• Given instruction:
Give the data below again exactly as it stands. Omit the pictures.

## BEGIN Data section

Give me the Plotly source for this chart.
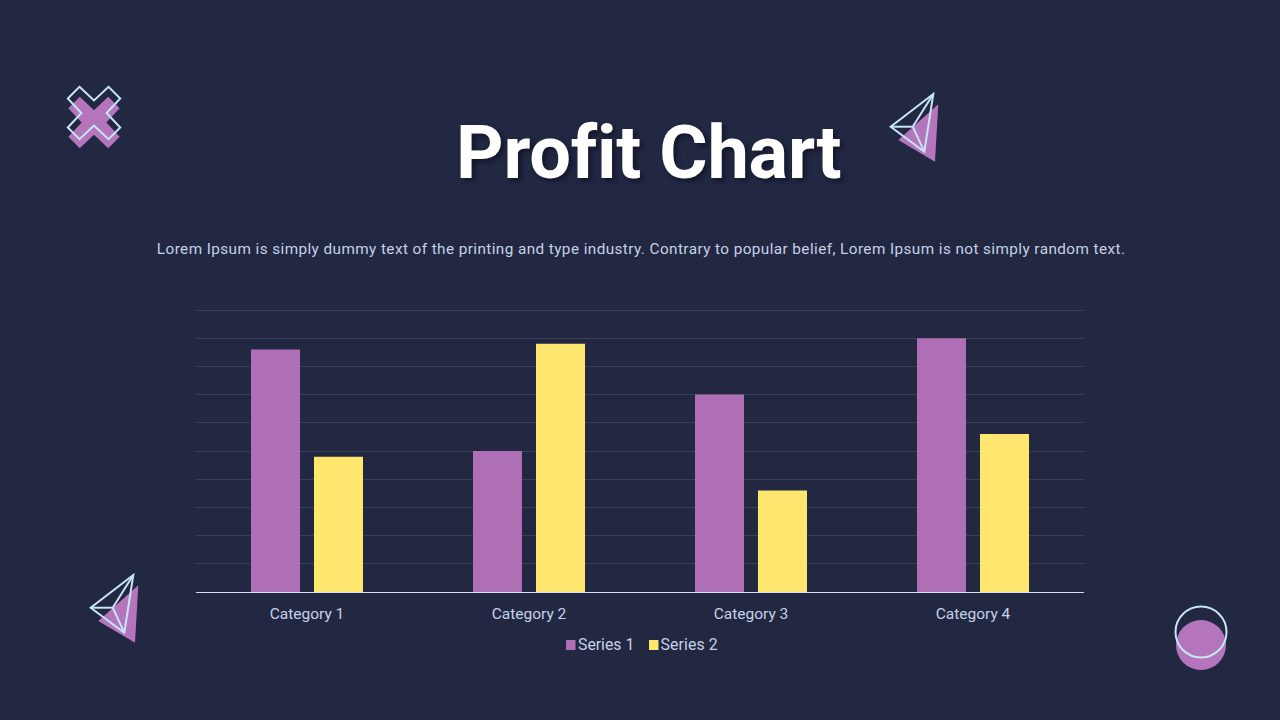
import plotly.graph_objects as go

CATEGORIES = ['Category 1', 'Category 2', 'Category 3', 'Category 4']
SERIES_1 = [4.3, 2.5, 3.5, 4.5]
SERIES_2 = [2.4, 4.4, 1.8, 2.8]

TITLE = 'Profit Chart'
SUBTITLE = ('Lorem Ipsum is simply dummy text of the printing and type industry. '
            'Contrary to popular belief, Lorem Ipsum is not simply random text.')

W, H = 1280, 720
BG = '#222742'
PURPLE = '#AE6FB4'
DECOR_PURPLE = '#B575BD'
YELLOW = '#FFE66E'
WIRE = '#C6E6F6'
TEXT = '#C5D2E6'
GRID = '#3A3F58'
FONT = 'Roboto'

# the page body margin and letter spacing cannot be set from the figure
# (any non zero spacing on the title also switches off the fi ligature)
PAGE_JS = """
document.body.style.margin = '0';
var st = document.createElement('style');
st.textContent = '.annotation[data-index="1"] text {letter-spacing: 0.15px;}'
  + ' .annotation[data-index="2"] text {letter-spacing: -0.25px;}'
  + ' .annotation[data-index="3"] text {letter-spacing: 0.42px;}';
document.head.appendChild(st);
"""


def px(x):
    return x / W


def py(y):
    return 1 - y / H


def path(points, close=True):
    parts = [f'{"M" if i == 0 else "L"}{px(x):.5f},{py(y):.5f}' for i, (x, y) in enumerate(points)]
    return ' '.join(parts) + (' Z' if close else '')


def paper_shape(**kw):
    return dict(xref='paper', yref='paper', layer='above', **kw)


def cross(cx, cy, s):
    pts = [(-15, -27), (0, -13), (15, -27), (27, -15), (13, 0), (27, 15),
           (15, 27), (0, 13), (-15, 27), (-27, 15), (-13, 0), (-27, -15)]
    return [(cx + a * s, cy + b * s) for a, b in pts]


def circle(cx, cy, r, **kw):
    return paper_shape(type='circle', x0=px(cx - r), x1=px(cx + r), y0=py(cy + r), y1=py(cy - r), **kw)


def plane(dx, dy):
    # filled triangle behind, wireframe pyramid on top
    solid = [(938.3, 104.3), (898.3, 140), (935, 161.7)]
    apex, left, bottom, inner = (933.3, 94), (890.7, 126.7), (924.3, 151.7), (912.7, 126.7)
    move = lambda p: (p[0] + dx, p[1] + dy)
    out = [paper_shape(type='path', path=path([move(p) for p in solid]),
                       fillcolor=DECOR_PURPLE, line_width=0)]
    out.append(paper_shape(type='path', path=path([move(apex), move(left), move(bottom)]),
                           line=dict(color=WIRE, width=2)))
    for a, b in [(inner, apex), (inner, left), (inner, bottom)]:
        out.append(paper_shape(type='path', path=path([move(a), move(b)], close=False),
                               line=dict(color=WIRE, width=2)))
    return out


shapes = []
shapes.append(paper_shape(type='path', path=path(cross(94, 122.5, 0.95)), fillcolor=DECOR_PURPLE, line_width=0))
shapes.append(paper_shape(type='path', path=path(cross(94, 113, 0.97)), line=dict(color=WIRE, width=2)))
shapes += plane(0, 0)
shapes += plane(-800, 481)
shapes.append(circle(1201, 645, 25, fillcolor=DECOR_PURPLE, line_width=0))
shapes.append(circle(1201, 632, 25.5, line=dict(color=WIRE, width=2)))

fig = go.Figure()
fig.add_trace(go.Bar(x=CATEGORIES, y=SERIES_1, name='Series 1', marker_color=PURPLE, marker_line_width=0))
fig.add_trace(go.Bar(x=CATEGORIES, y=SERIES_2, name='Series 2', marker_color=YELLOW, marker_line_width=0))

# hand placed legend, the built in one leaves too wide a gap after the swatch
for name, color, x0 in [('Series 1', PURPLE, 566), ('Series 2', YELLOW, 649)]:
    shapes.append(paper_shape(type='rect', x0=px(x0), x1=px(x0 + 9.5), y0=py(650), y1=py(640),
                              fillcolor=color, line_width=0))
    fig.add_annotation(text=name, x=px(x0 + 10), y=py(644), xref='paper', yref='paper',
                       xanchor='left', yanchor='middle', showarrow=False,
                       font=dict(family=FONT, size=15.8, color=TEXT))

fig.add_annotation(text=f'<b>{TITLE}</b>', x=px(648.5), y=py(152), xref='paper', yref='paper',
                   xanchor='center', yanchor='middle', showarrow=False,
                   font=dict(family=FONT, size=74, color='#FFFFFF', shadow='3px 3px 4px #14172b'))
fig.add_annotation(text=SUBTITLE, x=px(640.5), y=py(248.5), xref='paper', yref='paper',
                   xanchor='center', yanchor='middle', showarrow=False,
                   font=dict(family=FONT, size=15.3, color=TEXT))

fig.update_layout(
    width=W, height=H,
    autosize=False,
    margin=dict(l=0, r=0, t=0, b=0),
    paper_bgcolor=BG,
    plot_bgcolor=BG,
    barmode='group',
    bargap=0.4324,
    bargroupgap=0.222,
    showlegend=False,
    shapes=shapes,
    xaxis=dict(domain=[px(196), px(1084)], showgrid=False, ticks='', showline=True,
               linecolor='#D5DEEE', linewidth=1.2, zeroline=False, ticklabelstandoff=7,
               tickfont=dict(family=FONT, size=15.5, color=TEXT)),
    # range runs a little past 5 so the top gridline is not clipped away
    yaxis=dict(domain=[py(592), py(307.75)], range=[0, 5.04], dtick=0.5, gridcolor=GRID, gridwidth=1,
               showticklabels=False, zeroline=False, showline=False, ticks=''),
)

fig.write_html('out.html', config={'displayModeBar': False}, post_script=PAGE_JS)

## END Data section

• Answer to the exercise:
Give me the Plotly source for this chart.
import plotly.graph_objects as go

CATEGORIES = ['Category 1', 'Category 2', 'Category 3', 'Category 4']
SERIES_1 = [4.3, 2.5, 3.5, 4.5]
SERIES_2 = [2.4, 4.4, 1.8, 2.8]

TITLE = 'Profit Chart'
SUBTITLE = ('Lorem Ipsum is simply dummy text of the printing and type industry. '
            'Contrary to popular belief, Lorem Ipsum is not simply random text.')

W, H = 1280, 720
BG = '#222742'
PURPLE = '#AE6FB4'
DECOR_PURPLE = '#B575BD'
YELLOW = '#FFE66E'
WIRE = '#C6E6F6'
TEXT = '#C5D2E6'
GRID = '#3A3F58'
FONT = 'Roboto'

# the page body margin and letter spacing cannot be set from the figure
# (any non zero spacing on the title also switches off the fi ligature)
PAGE_JS = """
document.body.style.margin = '0';
var st = document.createElement('style');
st.textContent = '.annotation[data-index="1"] text {letter-spacing: 0.15px;}'
  + ' .annotation[data-index="2"] text {letter-spacing: -0.25px;}'
  + ' .annotation[data-index="3"] text {letter-spacing: 0.42px;}';
document.head.appendChild(st);
"""


def px(x):
    return x / W


def py(y):
    return 1 - y / H


def path(points, close=True):
    parts = [f'{"M" if i == 0 else "L"}{px(x):.5f},{py(y):.5f}' for i, (x, y) in enumerate(points)]
    return ' '.join(parts) + (' Z' if close else '')


def paper_shape(**kw):
    return dict(xref='paper', yref='paper', layer='above', **kw)


def cross(cx, cy, s):
    pts = [(-15, -27), (0, -13), (15, -27), (27, -15), (13, 0), (27, 15),
           (15, 27), (0, 13), (-15, 27), (-27, 15), (-13, 0), (-27, -15)]
    return [(cx + a * s, cy + b * s) for a, b in pts]


def circle(cx, cy, r, **kw):
    return paper_shape(type='circle', x0=px(cx - r), x1=px(cx + r), y0=py(cy + r), y1=py(cy - r), **kw)


def plane(dx, dy):
    # filled triangle behind, wireframe pyramid on top
    solid = [(938.3, 104.3), (898.3, 140), (935, 161.7)]
    apex, left, bottom, inner = (933.3, 94), (890.7, 126.7), (924.3, 151.7), (912.7, 126.7)
    move = lambda p: (p[0] + dx, p[1] + dy)
    out = [paper_shape(type='path', path=path([move(p) for p in solid]),
                       fillcolor=DECOR_PURPLE, line_width=0)]
    out.append(paper_shape(type='path', path=path([move(apex), move(left), move(bottom)]),
                           line=dict(color=WIRE, width=2)))
    for a, b in [(inner, apex), (inner, left), (inner, bottom)]:
        out.append(paper_shape(type='path', path=path([move(a), move(b)], close=False),
                               line=dict(color=WIRE, width=2)))
    return out


shapes = []
shapes.append(paper_shape(type='path', path=path(cross(94, 122.5, 0.95)), fillcolor=DECOR_PURPLE, line_width=0))
shapes.append(paper_shape(type='path', path=path(cross(94, 113, 0.97)), line=dict(color=WIRE, width=2)))
shapes += plane(0, 0)
shapes += plane(-800, 481)
shapes.append(circle(1201, 645, 25, fillcolor=DECOR_PURPLE, line_width=0))
shapes.append(circle(1201, 632, 25.5, line=dict(color=WIRE, width=2)))

fig = go.Figure()
fig.add_trace(go.Bar(x=CATEGORIES, y=SERIES_1, name='Series 1', marker_color=PURPLE, marker_line_width=0))
fig.add_trace(go.Bar(x=CATEGORIES, y=SERIES_2, name='Series 2', marker_color=YELLOW, marker_line_width=0))

# hand placed legend, the built in one leaves too wide a gap after the swatch
for name, color, x0 in [('Series 1', PURPLE, 566), ('Series 2', YELLOW, 649)]:
    shapes.append(paper_shape(type='rect', x0=px(x0), x1=px(x0 + 9.5), y0=py(650), y1=py(640),
                              fillcolor=color, line_width=0))
    fig.add_annotation(text=name, x=px(x0 + 10), y=py(644), xref='paper', yref='paper',
                       xanchor='left', yanchor='middle', showarrow=False,
                       font=dict(family=FONT, size=15.8, color=TEXT))

fig.add_annotation(text=f'<b>{TITLE}</b>', x=px(648.5), y=py(152), xref='paper', yref='paper',
                   xanchor='center', yanchor='middle', showarrow=False,
                   font=dict(family=FONT, size=74, color='#FFFFFF', shadow='3px 3px 4px #14172b'))
fig.add_annotation(text=SUBTITLE, x=px(640.5), y=py(248.5), xref='paper', yref='paper',
                   xanchor='center', yanchor='middle', showarrow=False,
                   font=dict(family=FONT, size=15.3, color=TEXT))

fig.update_layout(
    width=W, height=H,
    autosize=False,
    margin=dict(l=0, r=0, t=0, b=0),
    paper_bgcolor=BG,
    plot_bgcolor=BG,
    barmode='group',
    bargap=0.4324,
    bargroupgap=0.222,
    showlegend=False,
    shapes=shapes,
    xaxis=dict(domain=[px(196), px(1084)], showgrid=False, ticks='', showline=True,
               linecolor='#D5DEEE', linewidth=1.2, zeroline=False, ticklabelstandoff=7,
               tickfont=dict(family=FONT, size=15.5, color=TEXT)),
    # range runs a little past 5 so the top gridline is not clipped away
    yaxis=dict(domain=[py(592), py(307.75)], range=[0, 5.04], dtick=0.5, gridcolor=GRID, gridwidth=1,
               showticklabels=False, zeroline=False, showline=False, ticks=''),
)

fig.write_html('out.html', config={'displayModeBar': False}, post_script=PAGE_JS)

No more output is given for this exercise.